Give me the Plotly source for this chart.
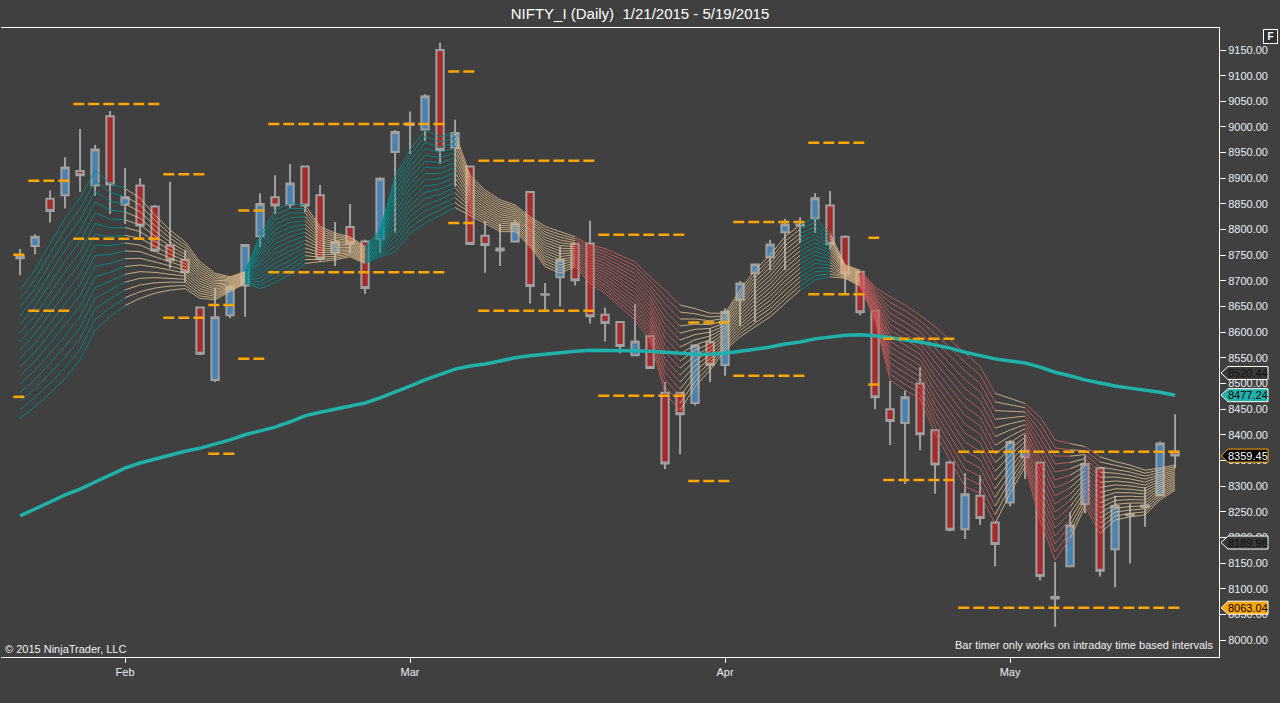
import plotly.graph_objects as go

# NIFTY_I daily, 1/21/2015 - 5/19/2015
days = {
    1: [21, 22, 23, 27, 28, 29, 30],
    2: [2, 3, 4, 5, 6, 9, 10, 11, 12, 13, 16, 18, 19, 20, 23, 24, 25, 26, 27],
    3: [2, 3, 4, 5, 9, 10, 11, 12, 13, 16, 17, 18, 19, 20, 23, 24, 25, 26, 27, 30, 31],
    4: [1, 6, 7, 8, 9, 10, 13, 15, 16, 17, 20, 21, 22, 23, 24, 27, 28, 29, 30],
    5: [4, 5, 6, 7, 8, 11, 12, 13, 14, 15, 18, 19],
}
dates = ['2015-%02d-%02d' % (m, d) for m in sorted(days) for d in days[m]]

opens = [8748, 8768, 8860, 8867, 8914, 8886, 9021, 8849, 8886, 8845,
         8769, 8741, 8648, 8507, 8633, 8691, 8787, 8863, 8849, 8923,
         8867, 8755, 8805, 8777, 8782, 8951, 9004, 8995, 9150, 8959,
         8923, 8788, 8763, 8777, 8873, 8674, 8707, 8772, 8773, 8634,
         8620, 8555, 8592, 8482, 8482, 8462, 8581, 8536, 8663, 8715,
         8746, 8795, 8808, 8822, 8847, 8786, 8718, 8642, 8450, 8423,
         8500, 8409, 8346, 8216, 8281, 8229, 8268, 8356, 8346, 8084,
         8144, 8265, 8335, 8177, 8245, 8259, 8282, 8367]
highs = [8762, 8791, 8876, 8941, 8996, 8965, 9031, 8920, 8900, 8848,
         8893, 8760, 8648, 8686, 8692, 8771, 8871, 8906, 8928, 8923,
         8887, 8815, 8850, 8780, 8902, 8994, 9030, 9064, 9164, 9014,
         8923, 8816, 8811, 8818, 8873, 8696, 8767, 8772, 8817, 8648,
         8621, 8655, 8592, 8503, 8483, 8575, 8607, 8646, 8700, 8734,
         8780, 8821, 8824, 8871, 8875, 8789, 8718, 8642, 8505, 8487,
         8531, 8410, 8350, 8325, 8321, 8230, 8390, 8400, 8347, 8152,
         8249, 8360, 8336, 8281, 8266, 8298, 8387, 8440]
lows = [8711, 8752, 8814, 8841, 8873, 8866, 8831, 8811, 8783, 8758,
        8724, 8698, 8555, 8503, 8627, 8630, 8766, 8831, 8841, 8834,
        8739, 8729, 8754, 8675, 8755, 8794, 8948, 8973, 8928, 8884,
        8771, 8716, 8729, 8776, 8656, 8643, 8650, 8691, 8617, 8582,
        8559, 8554, 8529, 8333, 8362, 8457, 8503, 8515, 8612, 8620,
        8721, 8721, 8774, 8794, 8761, 8676, 8633, 8450, 8380, 8304,
        8370, 8285, 8212, 8197, 8224, 8144, 8260, 8314, 8116, 8026,
        8143, 8247, 8124, 8103, 8149, 8221, 8280, 8335]
closes = [8744, 8786, 8836, 8921, 8906, 8956, 8888, 8863, 8808, 8759,
          8740, 8717, 8558, 8629, 8687, 8770, 8850, 8847, 8890, 8847,
          8743, 8776, 8773, 8686, 8899, 8990, 9007, 9060, 8955, 8988,
          8772, 8770, 8759, 8812, 8690, 8673, 8741, 8701, 8631, 8618,
          8573, 8582, 8530, 8344, 8440, 8574, 8536, 8640, 8695, 8732,
          8771, 8810, 8810, 8861, 8772, 8715, 8639, 8473, 8427, 8473,
          8401, 8342, 8215, 8284, 8238, 8187, 8386, 8369, 8125, 8081,
          8223, 8343, 8135, 8261, 8243, 8262, 8383, 8359.45]

# long moving average (thick teal line)
long_ma = [8242, 8255, 8269, 8283, 8294, 8308, 8322, 8335, 8345, 8353,
           8361, 8368, 8374, 8382, 8390, 8400, 8407, 8415, 8425, 8437,
           8444, 8450, 8456, 8462, 8472, 8483, 8495, 8507, 8518, 8528,
           8534, 8538, 8544, 8550, 8554, 8557, 8561, 8563, 8565, 8565,
           8565, 8564, 8563, 8561, 8558, 8557, 8557, 8559, 8563, 8567,
           8571, 8577, 8581, 8587, 8591, 8594, 8595, 8593, 8589, 8585,
           8581, 8575, 8569, 8561, 8554, 8548, 8544, 8540, 8532, 8522,
           8515, 8507, 8501, 8495, 8491, 8487, 8483, 8477.24]

# moving average ribbon: first and last line of the fan, and trend colour per bar
ribbon_top = [8682, 8721, 8773, 8822, 8861, 8916, 8890, 8880, 8861, 8828,
              8799, 8776, 8737, 8715, 8708, 8718, 8789, 8838, 8851, 8848,
              8806, 8793, 8786, 8767, 8799, 8903, 8955, 8994, 8981, 8988,
              8906, 8877, 8858, 8848, 8825, 8806, 8796, 8786, 8770, 8763,
              8750, 8737, 8708, 8682, 8653, 8646, 8637, 8637, 8682, 8721,
              8750, 8786, 8809, 8822, 8793, 8731, 8721, 8688, 8669, 8653,
              8633, 8611, 8585, 8559, 8533, 8481, 8471, 8461, 8435, 8390,
              8383, 8377, 8357, 8348, 8341, 8331, 8335, 8341]
ribbon_bottom = [8432, 8455, 8481, 8510, 8546, 8604, 8630, 8652, 8666, 8676,
                 8682, 8685, 8666, 8663, 8679, 8695, 8685, 8697, 8712, 8734,
                 8737, 8741, 8747, 8734, 8747, 8757, 8793, 8812, 8828, 8843,
                 8828, 8812, 8796, 8796, 8767, 8728, 8715, 8728, 8695, 8676,
                 8650, 8624, 8585, 8481, 8448, 8494, 8526, 8565, 8591, 8611,
                 8630, 8656, 8682, 8702, 8708, 8705, 8690, 8624, 8507, 8487,
                 8470, 8403, 8351, 8299, 8286, 8227, 8286, 8338, 8234, 8156,
                 8198, 8260, 8208, 8234, 8240, 8244, 8273, 8292]
ribbon_trend = list('uuuuuuuu' 'nnnnnnnn' 'uuuu' 'nnnn' 'uuuuuu' 'nnnnnnnn'
                    'ddddddd' 'nnnnnnnn' 'uu' 'nn' 'ddddddddd' 'nn' 'ddd'
                    'n' 'd' 'nnnnn')

# orange pivot levels: bar range and level
pivot_start = [0, 1, 4, 10, 13, 15, 17, 29, 31, 39, 45, 48, 53, 57, 58, 63]
pivot_end = [0, 3, 9, 12, 14, 16, 28, 30, 38, 44, 47, 52, 56, 57, 62, 77]
pivot_upper = [8751, 8895, 9045, 8908, 8653, 8837, 9006, 9108, 8934, 8790,
               8619, 8815, 8969, 8784, 8587, 8367]
pivot_lower = [8474, 8642, 8782, 8628, 8363, 8548, 8717, 8813, 8642, 8476,
               8310, 8515, 8674, 8498, 8312, 8063.04]

# price markers on the right axis
marker_values = [8520.44, 8477.24, 8359.45, 8189.98, 8063.04]
marker_fill = ['#383838', '#20b2aa', '#000000', '#383838', '#ffa500']
marker_text = ['#111111', '#000000', '#ffffff', '#111111', '#000000']
marker_edge = ['#ffffff', '#ffffff', '#ffa500', '#ffffff', '#ffffff']

month_starts = ['2015-02-02', '2015-03-02', '2015-04-01', '2015-05-04']
month_labels = ['Feb', 'Mar', 'Apr', 'May']

BG = '#404040'
FONT = 'Liberation Sans'
RIBBON_LINES = 16
RIBBON_COLORS = {'u': 'rgba(0,139,139,0.9)',
                 'n': 'rgba(222,188,140,0.85)',
                 'd': 'rgba(205,92,92,0.85)'}

bars = list(range(len(dates)))


def ribbon_traces():
    traces = []
    for state, color in RIBBON_COLORS.items():
        xs, ys = [], []
        for k in range(RIBBON_LINES):
            f = k / (RIBBON_LINES - 1)
            line = [t + (b - t) * f for t, b in zip(ribbon_top, ribbon_bottom)]
            i = 1
            while i < len(line):
                if ribbon_trend[i] != state:
                    i += 1
                    continue
                j = i
                while j + 1 < len(line) and ribbon_trend[j + 1] == state:
                    j += 1
                xs += bars[i - 1:j + 1] + [None]
                ys += line[i - 1:j + 1] + [None]
                i = j + 1
        traces.append(go.Scatter(x=xs, y=ys, mode='lines', hoverinfo='skip',
                                 line=dict(color=color, width=1)))
    return traces


def pivot_trace(levels):
    xs, ys = [], []
    for s, e, v in zip(pivot_start, pivot_end, levels):
        xs += [s - 0.45, e + 0.45, None]
        ys += [v, v, None]
    return go.Scatter(x=xs, y=ys, mode='lines', hoverinfo='skip',
                      line=dict(color='#ffa500', width=2.5, dash='11px,4px'))


candles = go.Candlestick(
    x=bars, open=opens, high=highs, low=lows, close=closes,
    text=dates, whiskerwidth=0,
    increasing=dict(fillcolor='#4682b4', line=dict(color='#a0a0a0', width=2)),
    decreasing=dict(fillcolor='#a52a2a', line=dict(color='#a0a0a0', width=2)),
)

ma_line = go.Scatter(x=bars, y=long_ma, mode='lines', hoverinfo='skip',
                     line=dict(color='#20b2aa', width=3.5))

fig = go.Figure([candles] + ribbon_traces() + [ma_line,
                pivot_trace(pivot_upper), pivot_trace(pivot_lower)])

shapes = []
annotations = []
for v, fill, txt, edge in zip(marker_values, marker_fill, marker_text, marker_edge):
    shapes.append(dict(type='path', xref='paper', yref='y',
                       xsizemode='pixel', xanchor=1, ysizemode='pixel', yanchor=v,
                       path='M 2,0 L 9,6.5 L 49,6.5 L 49,-6.5 L 9,-6.5 Z',
                       fillcolor=fill, line=dict(color=edge, width=1), layer='above'))
    annotations.append(dict(xref='paper', yref='y', x=1, y=v, xshift=29,
                            text='%.2f' % v, showarrow=False, xanchor='center',
                            font=dict(family=FONT, size=11, color=txt)))

annotations += [
    dict(xref='paper', yref='paper', x=0, y=0, xanchor='left', yanchor='bottom',
         xshift=2, yshift=0, showarrow=False, text='© 2015 NinjaTrader, LLC',
         font=dict(family=FONT, size=11, color='#f0f0f0')),
    dict(xref='paper', yref='paper', x=1, y=0, xanchor='right', yanchor='bottom',
         xshift=-4, yshift=4, showarrow=False,
         text='Bar timer only works on intraday time based intervals',
         font=dict(family=FONT, size=11, color='#f0f0f0')),
    dict(xref='paper', yref='paper', x=1, y=1, xanchor='right', yanchor='top',
         xshift=59, yshift=-1, showarrow=False, text='<b>F</b>',
         bgcolor='#303030', bordercolor='#ffffff', borderwidth=1, borderpad=1,
         width=11, height=11, font=dict(family=FONT, size=10, color='#ffffff')),
]

fig.update_layout(
    width=1280, height=703,
    margin=dict(l=1, r=61, t=28, b=46),
    paper_bgcolor=BG, plot_bgcolor=BG,
    showlegend=False,
    title=dict(text='NIFTY_I (Daily)  1/21/2015 - 5/19/2015',
               x=0.5, xref='container', y=0.981, yref='container',
               xanchor='center', yanchor='middle',
               font=dict(family=FONT, size=15, color='#ffffff')),
    xaxis=dict(range=[-1.27, 79.93], rangeslider=dict(visible=False),
               tickmode='array', tickvals=[dates.index(d) for d in month_starts],
               ticktext=month_labels, ticks='outside', ticklen=5, tickcolor='#ffffff',
               showline=True, mirror=True, linecolor='#ffffff', linewidth=1,
               showgrid=False, zeroline=False,
               tickfont=dict(family=FONT, size=11, color='#e8eef5')),
    yaxis=dict(side='right', range=[7966.9, 9192.9],
               tickmode='array', tickvals=list(range(8000, 9151, 50)), tickformat='.2f',
               ticks='outside', ticklen=6, tickcolor='#ffffff',
               showline=True, linecolor='#ffffff', linewidth=1,
               showgrid=False, zeroline=False,
               tickfont=dict(family=FONT, size=11, color='#e8eef5')),
    shapes=shapes,
    annotations=annotations,
)

# the page's default body margin would push the 1280px figure out of the window
fig.write_html('out.html', config={'displayModeBar': False},
               post_script="document.body.style.margin='0';"
               "document.body.style.background='%s';" % BG)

-----

GIVEN PROBLEM:
Leave out any pictures and return exactly the lines from the beginning of the data through the line with "dates = ['2015-%02d-%02d'", inclusive.

THE RESPONSE:
Give me the Plotly source for this chart.
import plotly.graph_objects as go

# NIFTY_I daily, 1/21/2015 - 5/19/2015
days = {
    1: [21, 22, 23, 27, 28, 29, 30],
    2: [2, 3, 4, 5, 6, 9, 10, 11, 12, 13, 16, 18, 19, 20, 23, 24, 25, 26, 27],
    3: [2, 3, 4, 5, 9, 10, 11, 12, 13, 16, 17, 18, 19, 20, 23, 24, 25, 26, 27, 30, 31],
    4: [1, 6, 7, 8, 9, 10, 13, 15, 16, 17, 20, 21, 22, 23, 24, 27, 28, 29, 30],
    5: [4, 5, 6, 7, 8, 11, 12, 13, 14, 15, 18, 19],
}
dates = ['2015-%02d-%02d' % (m, d) for m in sorted(days) for d in days[m]]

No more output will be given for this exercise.